Count of paths

For each position in range 1 to N-1 we will find all j^th positions that satisfy the condition for existence of edge from j to i. And we will store all the edges in form of an an adjency list.

^{As the input sequence can have duplicate values, so rather than the value at a position, consider position index itself as vertices while storing the graph in form of an adjency-list.}

Apply dfs from 0^th position and simply increase the count for i^th node each time it is visited. Return the final answer for each i^th position.

The steps are as follows:

1. Build an adjency-list to store edges of the graph.
2. Declare a array/vector to store the count of paths. ie: vector<int> VIS
3. Initialize all elements in VIS to 0.
4. Apply dfs from 0^st position.
5. Each time i^th position is visited, increment VIS[i].
6. Our answer is finally stored in VIS vector.

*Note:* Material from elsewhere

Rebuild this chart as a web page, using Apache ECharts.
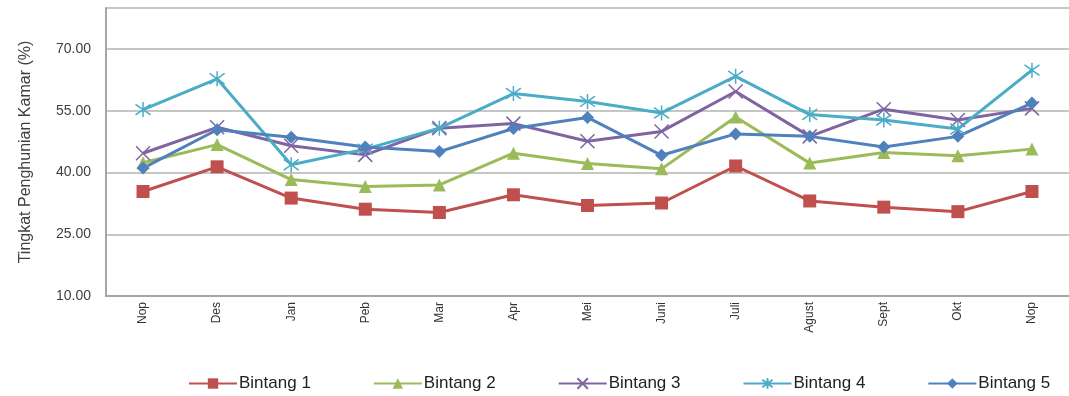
<!DOCTYPE html>
<html><head><meta charset="utf-8">
<script src="https://cdn.jsdelivr.net/npm/echarts@6/dist/echarts.min.js"></script>
<style>html,body{margin:0;padding:0;background:#fff}#c{width:1069px;height:396px}</style>
</head><body><div id="c"></div>
<script>
const categories = ["Nop","Des","Jan","Peb","Mar","Apr","Mei","Juni","Juli","Agust","Sept","Okt","Nop"];
const bintang1 = [35.4,41.4,33.8,31.1,30.3,34.6,32.0,32.6,41.6,33.1,31.6,30.5,35.4];
const bintang2 = [42.4,46.8,38.3,36.6,37.0,44.7,42.2,40.9,53.5,42.3,44.9,44.1,45.7];
const bintang3 = [44.7,51.0,46.5,44.3,50.8,51.9,47.6,50.0,59.7,48.8,55.4,52.8,55.6];
const bintang4 = [55.3,62.8,41.9,45.7,50.8,59.2,57.3,54.5,63.4,54.1,52.8,50.6,64.9];
const bintang5 = [41.1,50.4,48.6,46.2,45.1,50.7,53.4,44.2,49.4,48.8,46.2,48.8,56.9];
const seriesNames = ["Bintang 1","Bintang 2","Bintang 3","Bintang 4","Bintang 5"];
const yTicks = [10,25,40,55,70];

const colors = ["#c0504d","#9bbb59","#8064a2","#4bacc6","#4f81bd"];
const symbols = [
  "rect","triangle",
  "path://M0,0L10,10M10,0L0,10",
  "path://M0,0L10,10M10,0L0,10M5,-2L5,12",
  "diamond"
];
const sizes = [13,13,14,15,13];
const datas = [bintang1,bintang2,bintang3,bintang4,bintang5];
const series = seriesNames.map((n,i)=>{
  const stroke = i===2||i===3;
  return {
    name:n, type:"line", data:datas[i], symbol:symbols[i], symbolSize:sizes[i],
    lineStyle:{color:colors[i], width:3},
    itemStyle: stroke ? {color:"rgba(0,0,0,0)", borderColor:colors[i], borderWidth:1.5, opacity:1}
                      : {color:colors[i]},
    emphasis:{disabled:true}, animation:false
  };
});
const chart = echarts.init(document.getElementById("c"));
chart.setOption({
  animation:false,
  grid:{left:106, top:8, width:970, bottom:100},
  legend:{
    data:seriesNames, left:183, top:370, width:880, itemWidth:48, itemHeight:13, itemGap:62,
    textStyle:{fontFamily:"Liberation Sans, Arial, sans-serif", fontSize:17, color:"#222", padding:[0,0,0,-3]}
  },
  xAxis:{
    type:"category", data:categories, boundaryGap:true,
    axisLine:{show:true, lineStyle:{color:"#a6a6a6", width:2}},
    axisTick:{show:false},
    axisLabel:{rotate:90, interval:0, fontFamily:"Liberation Sans, Arial, sans-serif", fontSize:12, color:"#333", margin:6}
  },
  yAxis:{
    type:"value", min:10, max:80, interval:15,
    name:"Tingkat Penghunian Kamar (%)", nameLocation:"middle", nameGap:72, nameRotate:90,
    nameTextStyle:{fontFamily:"Liberation Sans, Arial, sans-serif", fontSize:16, color:"#404040"},
    axisLine:{show:true, lineStyle:{color:"#a6a6a6", width:2}},
    axisTick:{show:false},
    splitLine:{show:true, lineStyle:{color:"#b3b3b3", width:1.5}},
    axisLabel:{showMaxLabel:false, fontFamily:"Liberation Sans, Arial, sans-serif", fontSize:14, color:"#404040", margin:15,
      formatter:v=> yTicks.includes(v) ? v.toFixed(2) : ""}
  },
  series:series
});
</script></body></html>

O(2^N)  where ‘N’ is the length of the sequence given.

In the worst case, when all the elements in input sequence are same, the count of path to i^th node will be 2ⁱ.
This means we will be incrementing each i^th node 2ⁱ times, this results in exponential time complexity.
Hence it will cause TLE.

O(N²) where ‘N’ is the length of the sequence given.

For a very dense graph, there can be ~N² edges, therefore the space complexity to store the graph in form of an adjacency list is O(N²).